Труд, сокращенное изложение которого я здесь представляю читателю, вызвал нарекания как темный и трудный для понимания, и я склонен думать, что это произошло как из-за длиннот, так и из-за абстрактности рассуждения. Если я в какой-то мере исправил указанный недостаток, то я добился своей цели. Как мне представлялось, эта книга обладает таким своеобразием и новизной, что она может претендовать на внимание публики, особенно если учесть, что, как, по-видимому, намекает автор, будь его философия принята, мы должны были бы изменить основания большей части наук. Такие смелые попытки всегда приносят пользу литературному миру, ибо они колеблют ярмо авторитетов, приучают людей к размышлениям о самих себе, бросают новые намеки, которые одаренные люди могут развить, и уже самим противопоставлением [взглядов] проливают свет на пункты, в которых никто до этого не подозревал каких-либо трудностей.

В течение известного времени автор должен довольствоваться нетерпеливым ожиданием того момента, когда образованный мир сможет прийти к согласию в своих чувствах по отношению к его предприятию. К несчастью, он не может апеллировать к людям, которые признаны непогрешимыми судьями во всех вопросах, [касающихся] здравого смысла и красноречия.

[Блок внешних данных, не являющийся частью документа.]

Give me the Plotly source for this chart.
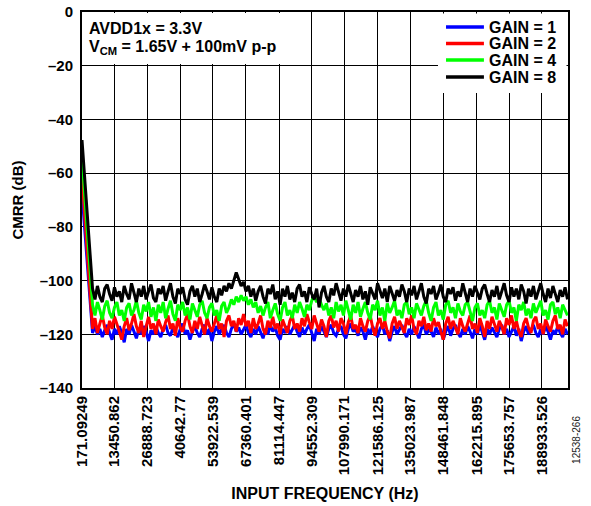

Он должен предстать перед судом немногих, чей вердикт более подвержен искажению под влиянием пристрастности и предрассудков, тем паче что подлинным судьей в этих вопросах не может быть тот, кто не думал о них часто; те же, кто думал часто, склонны образовывать собственные системы и твердо их придерживаться. Я надеюсь, что автор извинит мне мое посредничество в этом деле, поскольку моя цель состоит лишь в том, чтобы увеличить его аудиторию, устраняя некоторые трудности, которые препятствуют многим понять смысл его [взглядов].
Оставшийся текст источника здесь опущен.